Cherry V. Des Moines Leader

The Cherry Sisters' act was met with derision by the local press as well as the audience. In 1930, Time magazine noted, "In every town that the Cherry sisters played, it was an invariable custom for the editor of the local paper to review their act with a column and a half of humor, satire, parody and biting sarcasm." In January 1893, Fred P. Davis, the city editor of the Cedar Rapids Gazette, reviewed their performance at Greene's Opera House, noting, "...their knowledge of the stage is worse than none at all." The sisters demanded a retraction, and the Gazette complied, allowing them to write it themselves. The Cherry sisters did not consider the retraction to be sufficient and accused Davis of libel. The complaint resulted in a light-hearted mock trial onstage at a Cherry sisters performance in March 1893.

In 1898, the Odebolt Chronicle printed an extremely negative review of the Cherry sisters' act, entitled "The Cherries Were Here". Critic and newspaper editor Billy Hamilton's piece described the sisters as being "three creatures surpassing the witches in Macbeth in general hideousness" and continued, "the mouths of their rancid features opened like caverns and sounds like the wailings of damned souls issued therefrom." The article was later reprinted in other newspapers around the state, including the Des Moines Leader.

In response, the Cherry Sisters sued the Chronicle and the Leader for US $15,000, claiming that the unflattering descriptions of their physical appearance presented in the article constituted acts of "false and malicious" libel. The Odebolt Chronicle kept an ongoing log of the progress of the proceedings, which included a courtroom performance by the sisters, noting on April 27, 1899, "we had lots of fun out of the case".

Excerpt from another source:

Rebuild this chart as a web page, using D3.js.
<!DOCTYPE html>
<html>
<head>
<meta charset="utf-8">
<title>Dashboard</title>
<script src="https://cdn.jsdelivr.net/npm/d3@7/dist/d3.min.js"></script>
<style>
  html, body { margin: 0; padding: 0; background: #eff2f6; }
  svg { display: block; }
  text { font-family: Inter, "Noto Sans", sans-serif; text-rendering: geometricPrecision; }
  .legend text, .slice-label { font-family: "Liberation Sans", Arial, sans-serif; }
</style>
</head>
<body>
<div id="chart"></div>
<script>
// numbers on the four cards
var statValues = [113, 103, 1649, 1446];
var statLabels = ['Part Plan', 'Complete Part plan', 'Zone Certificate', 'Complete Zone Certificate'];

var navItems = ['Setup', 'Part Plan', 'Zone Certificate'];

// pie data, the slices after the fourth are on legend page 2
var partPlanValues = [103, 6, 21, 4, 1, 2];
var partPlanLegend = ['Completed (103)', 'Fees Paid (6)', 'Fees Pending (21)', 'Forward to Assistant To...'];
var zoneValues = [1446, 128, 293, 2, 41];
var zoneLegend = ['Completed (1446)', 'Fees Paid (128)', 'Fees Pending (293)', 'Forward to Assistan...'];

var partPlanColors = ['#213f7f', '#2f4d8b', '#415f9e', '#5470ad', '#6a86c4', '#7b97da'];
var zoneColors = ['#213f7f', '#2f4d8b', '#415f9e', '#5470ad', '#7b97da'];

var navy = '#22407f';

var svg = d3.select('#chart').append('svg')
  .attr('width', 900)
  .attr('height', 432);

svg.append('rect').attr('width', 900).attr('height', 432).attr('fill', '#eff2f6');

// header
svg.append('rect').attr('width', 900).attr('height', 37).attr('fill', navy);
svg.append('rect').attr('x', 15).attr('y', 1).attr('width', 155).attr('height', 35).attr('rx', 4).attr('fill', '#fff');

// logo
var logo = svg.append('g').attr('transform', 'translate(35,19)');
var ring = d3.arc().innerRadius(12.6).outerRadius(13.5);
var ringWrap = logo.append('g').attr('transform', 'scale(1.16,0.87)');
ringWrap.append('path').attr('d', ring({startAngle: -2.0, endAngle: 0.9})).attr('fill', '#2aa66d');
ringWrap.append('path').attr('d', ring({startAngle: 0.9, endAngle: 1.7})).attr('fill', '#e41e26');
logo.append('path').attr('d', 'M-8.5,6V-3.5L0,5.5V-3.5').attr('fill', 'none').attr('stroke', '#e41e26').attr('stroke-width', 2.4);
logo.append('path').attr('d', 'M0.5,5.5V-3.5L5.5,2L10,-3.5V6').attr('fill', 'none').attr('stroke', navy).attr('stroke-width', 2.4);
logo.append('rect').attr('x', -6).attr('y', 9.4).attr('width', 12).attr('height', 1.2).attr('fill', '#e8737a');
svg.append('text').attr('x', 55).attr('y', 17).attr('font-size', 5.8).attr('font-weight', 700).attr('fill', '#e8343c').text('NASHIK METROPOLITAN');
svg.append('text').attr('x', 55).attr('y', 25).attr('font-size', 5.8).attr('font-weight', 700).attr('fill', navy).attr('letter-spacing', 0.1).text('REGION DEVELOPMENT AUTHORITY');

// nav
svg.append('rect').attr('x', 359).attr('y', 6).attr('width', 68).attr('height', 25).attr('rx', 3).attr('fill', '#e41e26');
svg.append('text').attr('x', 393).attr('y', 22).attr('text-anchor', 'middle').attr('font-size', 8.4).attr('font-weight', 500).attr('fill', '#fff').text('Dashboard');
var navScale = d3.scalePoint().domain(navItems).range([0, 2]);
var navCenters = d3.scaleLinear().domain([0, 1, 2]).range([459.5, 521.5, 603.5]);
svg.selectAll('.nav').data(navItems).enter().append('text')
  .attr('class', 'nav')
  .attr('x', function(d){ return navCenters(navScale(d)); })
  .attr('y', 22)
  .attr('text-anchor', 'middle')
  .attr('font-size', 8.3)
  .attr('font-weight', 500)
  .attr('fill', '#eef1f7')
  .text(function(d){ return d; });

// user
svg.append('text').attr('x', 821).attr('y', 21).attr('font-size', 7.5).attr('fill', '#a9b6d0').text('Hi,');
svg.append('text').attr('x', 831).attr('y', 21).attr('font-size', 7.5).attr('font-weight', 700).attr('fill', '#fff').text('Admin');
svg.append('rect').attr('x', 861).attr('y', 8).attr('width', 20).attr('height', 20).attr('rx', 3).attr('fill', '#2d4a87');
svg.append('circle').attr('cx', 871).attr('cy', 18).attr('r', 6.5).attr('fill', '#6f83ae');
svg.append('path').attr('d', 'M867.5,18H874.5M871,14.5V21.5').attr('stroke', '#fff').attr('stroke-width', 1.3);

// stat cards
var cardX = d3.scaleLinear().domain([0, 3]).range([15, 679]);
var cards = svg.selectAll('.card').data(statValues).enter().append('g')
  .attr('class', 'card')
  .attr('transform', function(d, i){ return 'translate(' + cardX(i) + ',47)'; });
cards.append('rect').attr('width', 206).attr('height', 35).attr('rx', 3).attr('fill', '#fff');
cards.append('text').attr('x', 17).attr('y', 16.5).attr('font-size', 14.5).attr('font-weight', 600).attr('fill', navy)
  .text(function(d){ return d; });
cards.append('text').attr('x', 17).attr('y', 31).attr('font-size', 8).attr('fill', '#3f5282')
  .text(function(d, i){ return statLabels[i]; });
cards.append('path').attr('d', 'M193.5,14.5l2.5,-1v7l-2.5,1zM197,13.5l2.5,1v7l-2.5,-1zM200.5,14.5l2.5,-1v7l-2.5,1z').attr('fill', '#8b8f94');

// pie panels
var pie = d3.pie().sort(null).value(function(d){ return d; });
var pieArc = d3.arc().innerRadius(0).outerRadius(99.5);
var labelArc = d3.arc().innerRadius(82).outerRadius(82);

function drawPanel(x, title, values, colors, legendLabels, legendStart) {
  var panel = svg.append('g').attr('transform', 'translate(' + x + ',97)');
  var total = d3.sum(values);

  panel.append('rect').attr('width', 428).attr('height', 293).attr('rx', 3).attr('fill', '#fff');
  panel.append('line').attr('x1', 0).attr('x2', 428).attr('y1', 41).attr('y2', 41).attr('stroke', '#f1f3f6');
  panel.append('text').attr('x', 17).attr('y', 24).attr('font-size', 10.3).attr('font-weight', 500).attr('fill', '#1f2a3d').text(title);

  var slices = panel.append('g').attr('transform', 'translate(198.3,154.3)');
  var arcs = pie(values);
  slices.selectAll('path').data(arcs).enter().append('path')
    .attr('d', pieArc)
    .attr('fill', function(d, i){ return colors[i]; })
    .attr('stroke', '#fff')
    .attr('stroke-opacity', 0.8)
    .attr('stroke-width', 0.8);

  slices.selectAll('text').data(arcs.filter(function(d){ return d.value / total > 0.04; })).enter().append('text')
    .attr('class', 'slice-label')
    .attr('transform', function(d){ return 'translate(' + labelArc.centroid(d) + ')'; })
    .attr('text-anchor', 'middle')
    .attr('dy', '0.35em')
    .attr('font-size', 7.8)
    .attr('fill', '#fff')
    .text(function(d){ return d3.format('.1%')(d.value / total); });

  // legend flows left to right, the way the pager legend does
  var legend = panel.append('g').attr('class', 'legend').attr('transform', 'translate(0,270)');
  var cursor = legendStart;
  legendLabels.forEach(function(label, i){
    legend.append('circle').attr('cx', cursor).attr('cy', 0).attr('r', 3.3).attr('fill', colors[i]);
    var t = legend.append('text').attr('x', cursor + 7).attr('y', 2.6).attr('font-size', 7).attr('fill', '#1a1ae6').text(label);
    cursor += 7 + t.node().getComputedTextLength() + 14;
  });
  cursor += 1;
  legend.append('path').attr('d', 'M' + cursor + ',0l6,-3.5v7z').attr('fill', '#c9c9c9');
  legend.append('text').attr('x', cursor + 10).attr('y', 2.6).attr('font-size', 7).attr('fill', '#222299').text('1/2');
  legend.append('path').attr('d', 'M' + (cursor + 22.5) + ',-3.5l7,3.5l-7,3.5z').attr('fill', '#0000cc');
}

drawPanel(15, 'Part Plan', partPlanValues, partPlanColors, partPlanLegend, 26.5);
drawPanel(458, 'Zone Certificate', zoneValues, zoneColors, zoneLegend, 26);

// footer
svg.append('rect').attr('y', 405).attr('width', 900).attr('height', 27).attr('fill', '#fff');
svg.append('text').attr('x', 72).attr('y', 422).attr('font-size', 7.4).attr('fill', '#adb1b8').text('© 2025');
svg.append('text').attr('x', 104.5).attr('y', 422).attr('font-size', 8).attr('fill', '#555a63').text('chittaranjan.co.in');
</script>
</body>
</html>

The Polk County Court decided in the newspapers' favor in 1899, and the sisters appealed to the Iowa Supreme Court. The Court upheld the verdict, stating in their May 28, 1901 decision, "the editor of a newspaper has the right, if not the duty, of publishing, for the information of the public, fair and reasonable comments, however severe in terms, upon anything which is made by its owner a subject of public exhibition, as upon any other matter of public interest; of privileged communications, for which no action will lie without proof of actual malice...Surely, if one makes himself ridiculous in his public performances, he may be ridiculed by those whose duty or right it is to inform the public regarding the character of the performance."

Cherry v. Des Moines Leader is considered to be a landmark decision confirming the right to fair comment and critical analysis in the press and is still frequently held up as a precedent in contemporary court cases.